Dosimetric feasibility of the hybrid Magnetic Resonance Imaging (MRI)-linac System (MRL) for brain metastases: The impact of the magnetic field

Background and purpose We aimed to investigate the suitability of treating patients with single brain metastases using stereotactic radiosurgery (SRS) with the MRL and to characterize the dosimetric impact at tissue-air interfaces resulting primarily from the electron return effect (ERE). Material and methods 24 patients treated for intact single brain metastases were analyzed. Three radiotherapy plans with the same prescribed dose were generated for each case: (1) noncoplanar volumetric modulated arc therapy (VMAT), (2) coplanar step-and-shoot intensity modulated radiotherapy (IMRT) on the MRL in the absence (MRLB=0), and (3) in the presence of the transverse magnetic field (MRLB=1.5).

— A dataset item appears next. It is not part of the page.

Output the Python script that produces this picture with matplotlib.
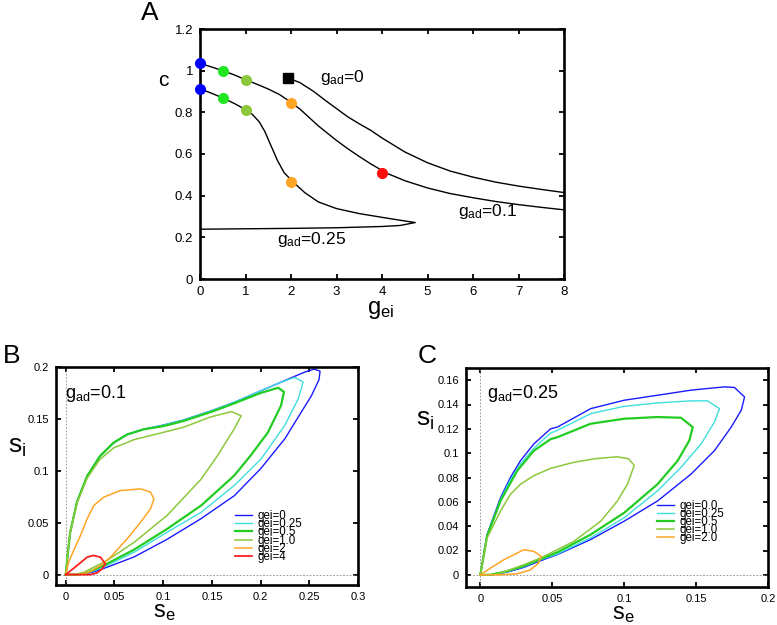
import matplotlib
matplotlib.use("Agg")
import matplotlib.pyplot as plt
from matplotlib.ticker import FormatStrFormatter

plt.rcParams['font.family'] = ['Liberation Sans', 'DejaVu Sans']
plt.rcParams['mathtext.fontset'] = 'custom'
plt.rcParams['mathtext.rm'] = 'Liberation Sans'
plt.rcParams['mathtext.it'] = 'Liberation Sans'
plt.rcParams['mathtext.default'] = 'regular'

# ---------------- panel A data (gei, c) ----------------
a_gad0_x = [1.94, 2.2, 2.5, 2.75, 3.0, 3.25, 3.5, 3.75, 4.0, 4.5, 5.0, 5.5, 6.0, 6.5, 7.0, 7.5, 8.0]
a_gad0_y = [0.965, 0.942, 0.900, 0.858, 0.818, 0.778, 0.745, 0.714, 0.677, 0.610, 0.558, 0.518,
            0.489, 0.465, 0.446, 0.430, 0.415]

a_gad01_x = [0, 0.25, 0.5, 0.75, 1.0, 1.25, 1.5, 1.75, 2.0, 2.2, 2.4, 2.6, 2.8, 3.0, 3.25, 3.5,
             3.75, 4.1, 4.5, 5.0, 5.5, 6.0, 6.5, 7.0, 7.5, 8.0]
a_gad01_y = [1.035, 1.018, 1.0, 0.980, 0.957, 0.935, 0.912, 0.885, 0.848, 0.815, 0.775, 0.735,
             0.700, 0.665, 0.625, 0.588, 0.553, 0.508, 0.472, 0.437, 0.410, 0.390, 0.372, 0.357,
             0.344, 0.332]

a_gad025_x = [0, 0.25, 0.5, 0.75, 1.0, 1.15, 1.3, 1.42, 1.55, 1.7, 1.85, 2.05, 2.3, 2.6, 3.0,
              3.5, 4.0, 4.4, 4.73, 4.4, 4.0, 3.0, 2.0, 1.0, 0]
a_gad025_y = [0.913, 0.892, 0.869, 0.843, 0.813, 0.790, 0.755, 0.710, 0.645, 0.570, 0.510, 0.465,
              0.415, 0.370, 0.338, 0.314, 0.296, 0.282, 0.271, 0.257, 0.252, 0.246, 0.243, 0.241,
              0.239]

dot_gei = [0, 0.5, 1.0, 2.0, 4.0]
dot_c_gad01 = [1.035, 1.0, 0.957, 0.845, 0.508]
dot_c_gad025 = [0.913, 0.869, 0.813, 0.465]
dot_colors = ['#0000ff', '#22e622', '#8cc83c', '#ffa526', '#ff0d0d']
square_gei, square_c = 1.94, 0.965

# ---------------- panel B data (se, si), g_ad=0.1 ----------------
b_labels = ['gei=0', 'gei=0.25', 'gei=0.5', 'gei=1.0', 'gei=2', 'gei=4']
b_se = [
    [0, 0.002, 0.0046, 0.0115, 0.022, 0.035, 0.049, 0.063, 0.08, 0.1, 0.121, 0.15, 0.173, 0.2,
     0.225, 0.245, 0.255, 0.261, 0.260, 0.252, 0.242, 0.225, 0.2, 0.173, 0.139, 0.104, 0.07,
     0.042, 0.03, 0.02, 0.01, 0],
    [0, 0.002, 0.0046, 0.0115, 0.022, 0.035, 0.049, 0.063, 0.08, 0.1, 0.121, 0.15, 0.173, 0.2,
     0.22, 0.235, 0.2436, 0.2385, 0.2247, 0.2006, 0.173, 0.139, 0.104, 0.07, 0.042, 0.03, 0.02,
     0.01, 0],
    [0, 0.002, 0.0046, 0.0115, 0.022, 0.035, 0.049, 0.063, 0.08, 0.1, 0.121, 0.15, 0.173, 0.2,
     0.218, 0.224, 0.221, 0.2075, 0.19, 0.173, 0.139, 0.104, 0.07, 0.042, 0.03, 0.02, 0.01, 0],
    [0, 0.002, 0.0046, 0.0115, 0.022, 0.035, 0.049, 0.07, 0.1, 0.121, 0.149, 0.17, 0.18, 0.173,
     0.156, 0.139, 0.104, 0.07, 0.042, 0.0286, 0.018, 0.008, 0],
    [0, 0.0029, 0.008, 0.015, 0.0219, 0.0287, 0.039, 0.056, 0.0768, 0.087, 0.0905, 0.087,
     0.0768, 0.063, 0.0459, 0.0356, 0.0253, 0.0149, 0],
    [0, 0.0115, 0.0219, 0.0286, 0.0356, 0.0407, 0.0373, 0.032, 0.0253, 0.012, 0],
]
b_si = [
    [0, 0.02, 0.041, 0.070, 0.095, 0.114, 0.127, 0.135, 0.140, 0.144, 0.149, 0.158, 0.166, 0.177,
     0.187, 0.195, 0.198, 0.196, 0.188, 0.172, 0.157, 0.131, 0.102, 0.076, 0.054, 0.034, 0.017,
     0.007, 0.003, 0.0005, 0, 0],
    [0, 0.02, 0.041, 0.070, 0.095, 0.114, 0.127, 0.135, 0.140, 0.144, 0.149, 0.158, 0.166, 0.177,
     0.185, 0.19, 0.1855, 0.169, 0.1437, 0.1116, 0.0859, 0.0601, 0.0408, 0.0215, 0.0087, 0.004,
     0.001, 0, 0],
    [0, 0.02, 0.041, 0.070, 0.095, 0.114, 0.127, 0.135, 0.140, 0.143, 0.148, 0.157, 0.165, 0.175,
     0.18, 0.176, 0.163, 0.137, 0.115, 0.0955, 0.0666, 0.044, 0.024, 0.0103, 0.005, 0.0012, 0, 0],
    [0, 0.02, 0.041, 0.069, 0.093, 0.111, 0.122, 0.130, 0.137, 0.142, 0.152, 0.157, 0.153,
     0.1405, 0.115, 0.092, 0.057, 0.031, 0.0135, 0.007, 0.002, 0, 0],
    [0, 0.012, 0.023, 0.0375, 0.0537, 0.0665, 0.0746, 0.081, 0.0826, 0.0795, 0.073, 0.0634,
     0.0505, 0.0344, 0.0168, 0.0087, 0.003, 0, 0],
    [0, 0.0087, 0.0168, 0.0185, 0.0168, 0.0103, 0.0055, 0.0016, 0, 0, 0],
]
b_colors = ['#1a1aff', '#3fdede', '#22cc22', '#8cc83c', '#ffa526', '#ff2020']
b_widths = [1.0, 1.0, 1.6, 1.1, 1.1, 1.3]

# ---------------- panel C data (se, si), g_ad=0.25 ----------------
c_labels = ['gei=0.0', 'gei=0.25', 'gei=0.5', 'gei=1.0', 'gei=2.0']
c_se = [
    [0, 0.0047, 0.014, 0.0209, 0.0279, 0.0372, 0.0488, 0.0535, 0.0767, 0.1, 0.1232, 0.1465,
     0.1698, 0.1767, 0.1837, 0.1814, 0.1744, 0.1628, 0.1465, 0.1232, 0.1, 0.0767, 0.0535, 0.0419,
     0.0302, 0.0186, 0.007, 0],
    [0, 0.0047, 0.014, 0.0209, 0.0279, 0.0372, 0.0488, 0.0535, 0.0767, 0.1, 0.1232, 0.1465,
     0.158, 0.1663, 0.1628, 0.1535, 0.1395, 0.1232, 0.1, 0.0767, 0.0535, 0.0419, 0.0302, 0.0186,
     0.007, 0],
    [0, 0.0047, 0.014, 0.0256, 0.0372, 0.0488, 0.0535, 0.0767, 0.1, 0.1232, 0.1395, 0.1477,
     0.1453, 0.1372, 0.1232, 0.1, 0.0767, 0.0535, 0.0419, 0.0302, 0.0186, 0.007, 0],
    [0, 0.0047, 0.014, 0.0209, 0.0279, 0.0372, 0.0488, 0.065, 0.08, 0.095, 0.103, 0.107,
     0.1023, 0.0953, 0.0837, 0.0651, 0.0419, 0.0302, 0.0186, 0.0116, 0.0047, 0],
    [0, 0.007, 0.0163, 0.0256, 0.0302, 0.0372, 0.0423, 0.0405, 0.0349, 0.0256, 0.014, 0],
]
c_si = [
    [0, 0.0331, 0.0634, 0.08, 0.0938, 0.1076, 0.12, 0.1214, 0.1366, 0.1435, 0.1476, 0.1518,
     0.1545, 0.154, 0.1462, 0.1352, 0.1214, 0.1021, 0.0828, 0.0607, 0.0441, 0.029, 0.0166, 0.0116,
     0.0061, 0.0022, 0, 0],
    [0, 0.0325, 0.062, 0.078, 0.091, 0.104, 0.1165, 0.1187, 0.1325, 0.1385, 0.1413, 0.143, 0.143,
     0.1366, 0.1256, 0.1076, 0.0883, 0.069, 0.0469, 0.0304, 0.0171, 0.0124, 0.0068, 0.0026, 0, 0],
    [0, 0.032, 0.0607, 0.0855, 0.102, 0.1115, 0.1131, 0.1242, 0.1283, 0.1297, 0.1291, 0.1214,
     0.1104, 0.0938, 0.0745, 0.051, 0.0331, 0.0185, 0.013, 0.0074, 0.003, 0, 0],
    [0, 0.0304, 0.0524, 0.0662, 0.0745, 0.0815, 0.0875, 0.0925, 0.0955, 0.097, 0.0955, 0.09,
     0.0745, 0.0607, 0.0441, 0.0276, 0.0138, 0.0083, 0.0033, 0.0006, 0, 0],
    [0, 0.0055, 0.0124, 0.0179, 0.0207, 0.0193, 0.0152, 0.0097, 0.0041, 0.0008, 0, 0],
]
c_colors = ['#1a1aff', '#3fdede', '#22cc22', '#8cc83c', '#ffa526']
c_widths = [1.0, 1.0, 1.6, 1.1, 1.1]


def style_axes(ax, fs):
    for s in ax.spines.values():
        s.set_linewidth(1.9)
    ax.tick_params(direction='in', top=True, right=True, length=3.5, width=1.3,
                   labelsize=fs, pad=5)
    ax.xaxis.set_major_formatter(FormatStrFormatter('%g'))
    ax.yaxis.set_major_formatter(FormatStrFormatter('%g'))


fig = plt.figure(figsize=(7.77, 6.25), dpi=100)

# ---------------- A ----------------
axA = fig.add_axes([0.2574, 0.5536, 0.4685, 0.4])
axA.plot(a_gad0_x, a_gad0_y, color='k', lw=1.0)
axA.plot(a_gad01_x, a_gad01_y, color='k', lw=1.0)
axA.plot(a_gad025_x, a_gad025_y, color='k', lw=1.0)
for g, c, col in zip(dot_gei, dot_c_gad01, dot_colors):
    axA.plot(g, c, 'o', color=col, ms=8, mec='none', clip_on=False, zorder=5)
for g, c, col in zip(dot_gei, dot_c_gad025, dot_colors):
    axA.plot(g, c, 'o', color=col, ms=8, mec='none', clip_on=False, zorder=5)
axA.plot(square_gei, square_c, 's', color='k', ms=6.5, zorder=5)
axA.set_xlim(0, 8)
axA.set_ylim(0, 1.2)
axA.set_xticks(range(0, 9))
axA.set_yticks([0, 0.2, 0.4, 0.6, 0.8, 1.0, 1.2])
style_axes(axA, 9.5)
axA.text(2.64, 0.966, '$g_{ad}$=0', fontsize=12.5, va='center', ha='left')
axA.text(5.68, 0.322, '$g_{ad}$=0.1', fontsize=12.5, va='center', ha='left')
axA.text(1.69, 0.1875, '$g_{ad}$=0.25', fontsize=12.5, va='center', ha='left')
axA.set_ylabel('c', fontsize=15, rotation=0, va='center', ha='center')
axA.yaxis.set_label_coords(-0.10, 0.796)
axA.set_xlabel('$g_{ei}$', fontsize=17)
axA.xaxis.set_label_coords(0.495, -0.08)

# ---------------- B ----------------
axB = fig.add_axes([0.0721, 0.064, 0.3887, 0.3488])
axB.axhline(0, color='#888888', lw=0.6, ls=(0, (2, 2)))
axB.axvline(0, color='#888888', lw=0.6, ls=(0, (2, 2)))
for xs, ys, col, lw, lab in zip(b_se, b_si, b_colors, b_widths, b_labels):
    axB.plot(xs, ys, color=col, lw=lw, label=lab)
axB.set_xlim(-0.01, 0.3)
axB.set_ylim(-0.01, 0.2)
axB.set_xticks([0, 0.05, 0.1, 0.15, 0.2, 0.25, 0.3])
axB.set_yticks([0, 0.05, 0.1, 0.15, 0.2])
style_axes(axB, 8)
axB.text(0.03, 0.88, '$g_{ad}$=0.1', fontsize=13, transform=axB.transAxes, va='center')
axB.legend(loc='upper left', bbox_to_anchor=(0.575, 0.37), frameon=False, fontsize=8.3,
           handlelength=1.45, handletextpad=0.45, labelspacing=-0.33, borderpad=0)
axB.set_ylabel('$s_i$', fontsize=19, rotation=0, va='center', ha='center')
axB.yaxis.set_label_coords(-0.13, 0.633)
axB.set_xlabel('$s_e$', fontsize=17)
axB.xaxis.set_label_coords(0.36, -0.072)

# ---------------- C ----------------
axC = fig.add_axes([0.5997, 0.0608, 0.3887, 0.3504])
axC.axhline(0, color='#888888', lw=0.6, ls=(0, (2, 2)))
axC.axvline(0, color='#888888', lw=0.6, ls=(0, (2, 2)))
for xs, ys, col, lw, lab in zip(c_se, c_si, c_colors, c_widths, c_labels):
    axC.plot(xs, ys, color=col, lw=lw, label=lab)
axC.set_xlim(-0.01, 0.2)
axC.set_ylim(-0.01, 0.17)
axC.set_xticks([0, 0.05, 0.1, 0.15, 0.2])
axC.set_yticks([0, 0.02, 0.04, 0.06, 0.08, 0.1, 0.12, 0.14, 0.16])
style_axes(axC, 8)
axC.text(0.07, 0.885, '$g_{ad}$=0.25', fontsize=13, transform=axC.transAxes, va='center')
axC.legend(loc='upper left', bbox_to_anchor=(0.615, 0.425), frameon=False, fontsize=8.3,
           handlelength=1.45, handletextpad=0.45, labelspacing=-0.33, borderpad=0)
axC.set_ylabel('$s_i$', fontsize=19, rotation=0, va='center', ha='center')
axC.yaxis.set_label_coords(-0.136, 0.763)
axC.set_xlabel('$s_e$', fontsize=17)
axC.xaxis.set_label_coords(0.52, -0.072)

fig.text(0.193, 0.979, 'A', fontsize=19, ha='center', va='center')
fig.text(0.0154, 0.43, 'B', fontsize=19, ha='center', va='center')
fig.text(0.55, 0.43, 'C', fontsize=19, ha='center', va='center')

fig.savefig('out.png', dpi=100)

The plans were evaluated using cumulative dose–volume histograms and by calculation of Paddick conformity index (CI), V100%, V12Gy minus gross tumor volume (V12Gy – GTV), and V2Gy. At tissue-air boundaries, the dosimetric impact of the magnetic field was quantified using a 5 mm rim of tissue. Results All plans met the target coverage and organs-at-risk planning objectives. Differences between all investigated dosimetric parameters significantly favored the VMAT plans as compared to the MRLB=0 and MRLB=1.5 plans, except for V2Gy. The mean V12Gy – GTV and V2Gy marginally favored the MRLB=0 plans compared to the MRLB=1.5 plans (mean difference: 0.45 cm ³, p = 0.0019 and 16.46 cm ³, p < 0.0001, respectively). The presence of the magnetic field resulted in a statistically significant but small increase in mean dose and D _2cc in the skin (0.08 Gy, p < 0.0001 and 0.6 Gy, p < 0.0001, respectively) and around air cavities (0.07 Gy, p = 0.0092 and 0.3 Gy, p = 0.0004, respectively). Conclusions It is feasible to generate stereotactic radiation plans that satisfy clinical requirements using the MRL in the setting of single brain metastases. The dosimetric impact of the magnetic field including the ERE at tissue-air boundaries is minor and does not negatively impact target conformity or dose gradient.